Returns:New TabFile object
write(filen=None, fp=None, include_header=False, no_hash=False, delimiter=None)

Write the TabFile data to an output file

One of either the ‘filen’ or ‘fp’ arguments must be given, specifying the file name or stream to write the TabFile data to.

Parameters:
  • filen – (optional) name of file to write to; ignored if fp is also specified
  • fp – (optional) a file-like object opened for writing; used in preference to filen if set to a non-null value Note that the calling program must close the stream in these cases.
  • include_header – (optional) if set to True, the first line will be a ‘header’ line
  • no_hash – (optional) if set to True and include_header is also True then don’t put a hash character ‘#’ at the start of the header line in the output file.
  • delimiter – (optional) delimiter to use when writing data values to file (defaults to the delimiter specified on input)
class bcftbx.TabFile.TabFileIterator(filen=None, fp=None, column_names=None)

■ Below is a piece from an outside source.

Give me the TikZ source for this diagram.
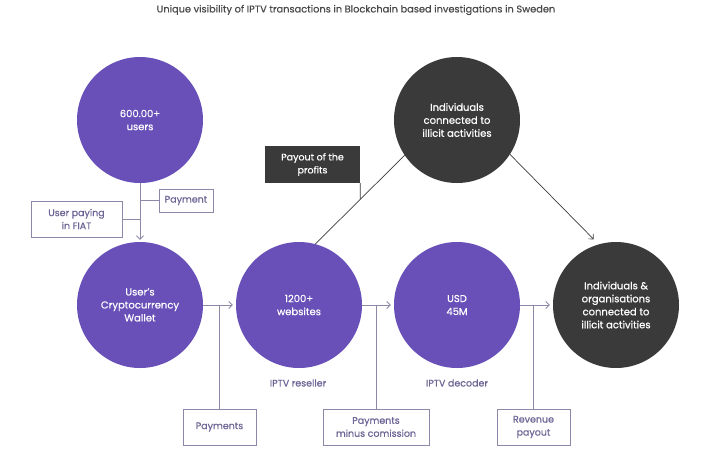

Iterate through lines in a tab-delimited file

Class to loop over all lines in a TSV file, returning a TabDataLine object for each record.

bcftbx.simple_xls and bcftbx.Spreadsheet

simple_xls

Simple spreadsheet module intended to provide a nicer programmatic interface to Excel spreadsheet generation.

It is currently built on top of SpreadSheet.py, which itself uses the xlwt, xlrd and xlutils modules. In future the relevant parts may be rewritten to remove the dependence on Spreadsheet.py and call the appropriate xl* classes and functions directly.

Example usage

Start by making a workbook, represented by an XLSWorkBook object:

>>> wb = XLSWorkBook("Test")

Then add worksheets to this:

>>> wb.add_work_sheet('test')
>>> wb.add_work_sheet('data',"My Data")

Worksheets have an id and an optional title. Ids must be unique and can be used to fetch the XLSWorkSheet object that represent the worksheet:

>>> data = wb.worksheet['data']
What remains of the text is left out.